Ever wondered how we design our games? This is the third post in a blog series about how we approach the challenge.
If Escape New Haven has a “secret sauce,” in my opinion it’s our ability to keep a full team engaged in the discovery/problem-solving process as they play. We accomplish that by paying close attention to a few factors:
- Puzzle quantity. Our original rule of thumb was that in a game rated for (N) players, there should be (N x 3) opportunities to make a major contribution to a solution throughout the game. (I.e., either solving a puzzle, or clearing a major hurdle in a multi-part challenge.) Hunt-and-find puzzles count for half. These days, we’ve upped our game to “N x 4” — so, for the 8-player game we’re designing right now, we’re expecting to end up with at least 32 “puzzles” (loosely defined) before we map out the game flow. We’ll probably aim for 40; we expect some attrition because of unanticipated practical constraints. (During production, we try to “de-risk” the puzzles we’re least sure of first, but inevitably a few things will slip past us and we’ll have to abandon a few puzzles at the last minute.)
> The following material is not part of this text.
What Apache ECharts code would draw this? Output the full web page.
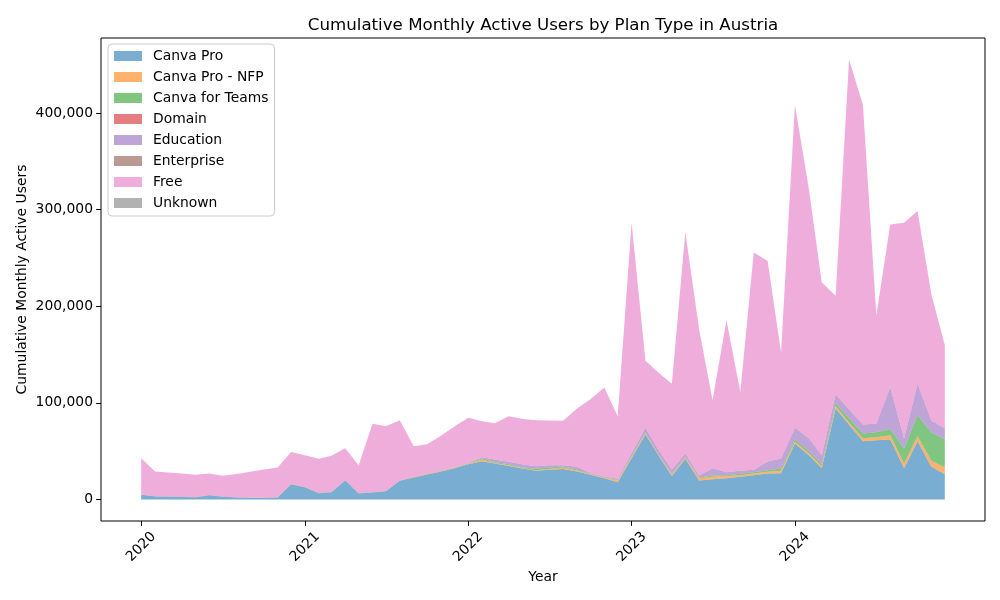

- Puzzle access. Some people call this “gating.” Basically, what it boils down to is this: what puzzles (or what interactive elements / means of progress) does the team have access to at any given point in time? In general, there should be enough to work on so that players aren’t wandering around aimlessly, but there shouldn’t be so much available that it’s completely overwhelming (e.g., because nobody knows which pieces are meant to interact with which other pieces, or what the rest of their team has accomplished or needs). My personal philosophy is that the number of accessible items should fluctuate, to create variety and interest. In my experience, puzzle access should fluctuate around a “sweet spot” of (N / 2), meaning that if there are 6 players in a game, they should have access to an average of 3 puzzles at any given time. This might range from a high of 6 accessible features (e.g., at or near the beginning of the game), all the way down to a single option.We like to sprinkle a few “choke points” throughout the game — stages where the entire team has to focus on one thing in order to move on. Choke points are very difficult to determine fully, because the designer can’t control which of the available puzzles a team will solve first or last, but ideally choke points should be set up in such a way that they require (or benefit from) the entire team’s input/cooperation, so that everyone stays engaged. We often tie choke points to major rewards, like access to a new room or several new puzzles / pieces of information.We map puzzle access (which we call the “puzzle flow” or “game flow”) into two types of flowcharts. One is object-based: you can look at it and see everything in the room/game, including major furnishings, smaller (handheld or portable) objects, and abstract objects (information, combinations, etc). This helps us conceive of each room, and of the whole game, as a physical space that players move through or access. I use a free program called yEd to do this. The other is purely abstract: it shows only the puzzles, their inputs, their outputs, and how they relate to each other. This allows us to get a good handle on gameplay / puzzle flow without the distraction of objects and the spatial piece of things. This document ends up being a little simpler, so we usually make it in PowerPoint, which is a little easier for everyone to access, edit, and print. Here’s the yEd puzzle flow from the beta of our very first game, The Workshop:
- Puzzle diversity. If I had to choose the single most important thing that I do during game design, it would be making sure that we’re including puzzles that appeal to different types of people, different ways of thinking, and even different senses. (Except taste! Never taste.) In a really satisfying escape game, everyone will have their moment (ideally, a few moments) to shine. Escape games tend to lean pretty heavily on visual puzzles… but not everyone is a visual person, and there are so many other ways to use your brain! Some of us are better with verbal puzzles; some of us like logic or math; others are good with their hands, or have an intuitive grasp of how things are meant to work mechanically. And some people (e.g., younger kids; also, me) really like finding hidden stuff. Either way — even if everyone on a given team thinks in the same way — we all benefit from being pushed to use our brain in ways we’re not accustomed to.At Escape New Haven, during the puzzle pitch process, I encourage everyone to think about the type of each puzzle, and the puzzle diversity of the game we’re building. We break them down into very rough categories: visual, mechanical, strategy, dexterity, sensory (audio, olfactory, etc), verbal/logical, and hunt-and-find. (We use the highly technical term “find-o,” as in, “We can definitely make that piece into a find-o.”) Here’s our (heavily redacted) brainstorming board from last night’s all-staff meeting about the New Game (TM) we’re working on:
Plenty of puzzles fit into multiple categories, but we try to stick to placing things in their dominant category unless it’s a fairly even split. (Also because I have no idea how to create a useful 7-circle Venn diagram in two-dimensional space. Did I mention I’m not a visual person?) In this case, we’re only about halfway to the number of puzzles we really want in this 8-player game, so the category table gives us a sense of the direction we should look in for new material.
So there you have it — the secret sauce! Next post, I’ll probably be talking about puzzle practicality and fabrication considerations (maybe I can get Max to write a guest post? we shall see…), but right now I need to go help David debrief a set of Space Station crews.